President of the Shelburne Museum
- In office 1960–1977
- Preceded by: Electra Havemeyer Webb

Personal details
- Born: James Watson Webb III January 9, 1916 Syosset, New York, U.S.
- Died: June 10, 2000 (aged 84) Los Angeles, California, U.S.
- Relations: See Vanderbilt family
- Parent(s): James Watson Webb II Electra Havemeyer
- Education: Groton School
- Alma mater: Yale University
- Occupation: Film editor, philanthropist

= J. Watson Webb Jr. =

American film editor (1916–2000)

James Watson Webb III (known as J. Watson Jr.) (January 9, 1916 – June 10, 2000) was an American film editor and heir to both the Havemeyer and Vanderbilt families.

==Early life==
He was born in Syosset, New York, to James Watson Webb II of the Vanderbilt family and Electra Havemeyer. His siblings were Electra (1910–1982), Samuel (1912–1988), Lila (1913–1961) and Harry (1922–1975).

He attended Groton School and Yale University from which he graduated in 1938.

==Career==
He began work in California as an apprentice film editor at 20th-Century Fox, and eventually became head of the editing department. As Zanuck's head film cutter, he was involved in the founding of the American Cinema Editors.

Webb was the credited editor—as "J. Watson Webb" or "J. Watson Webb Jr."—on 30 films from 1941–52 including A Letter to Three Wives, The Razor's Edge with Tyrone Power, Wing and a Prayer, State Fair, With a Song in My Heart, Call Northside 777, Broken Arrow with James Stewart and Cheaper by the Dozen.

Also among his credits, along with Three Wives (1949) starring Jeanne Crain, Linda Darnell, Ann Sothern and Kirk Douglas were The Jackpot (1950) also with Stewart and Don't Bother to Knock (1952) starring Marilyn Monroe, Richard Widmark and Anne Bancroft.

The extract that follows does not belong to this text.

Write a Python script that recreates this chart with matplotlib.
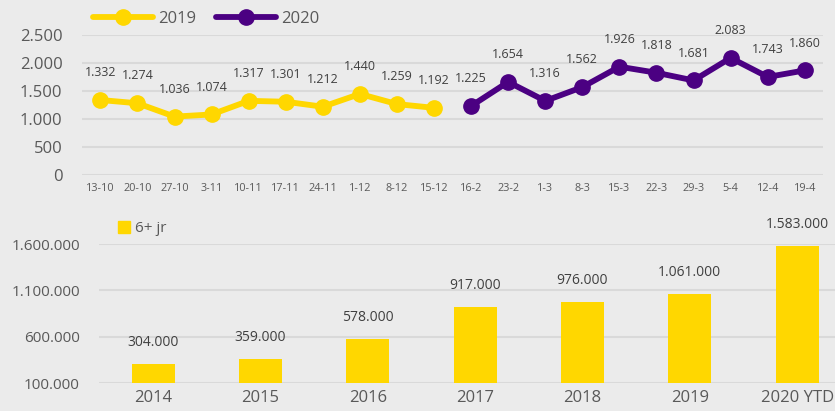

Webb retired from film editing in 1952. Barbara McLean, his boss, promoted Hugh S. Fowler to replace Webb.

===Shelburne Museum===
Webb succeeded his mother and served as the president of the Shelburne Museum from 1960 until 1977 and then as chairman of the board of directors until 1996. Watson resigned from the board in a dispute over deaccessioning of an estimated $25-million worth of the museum's Impressionist collection which his mother had donated to the museum.

Webb gave his mother's folk art first purchase, made at the age of 18 in Stamford, Connecticut, prominent display in his California home for decades.

==Personal life==
He died in Los Angeles, California, on June 10, 2000. Webb never married and was survived by three nephews and six nieces.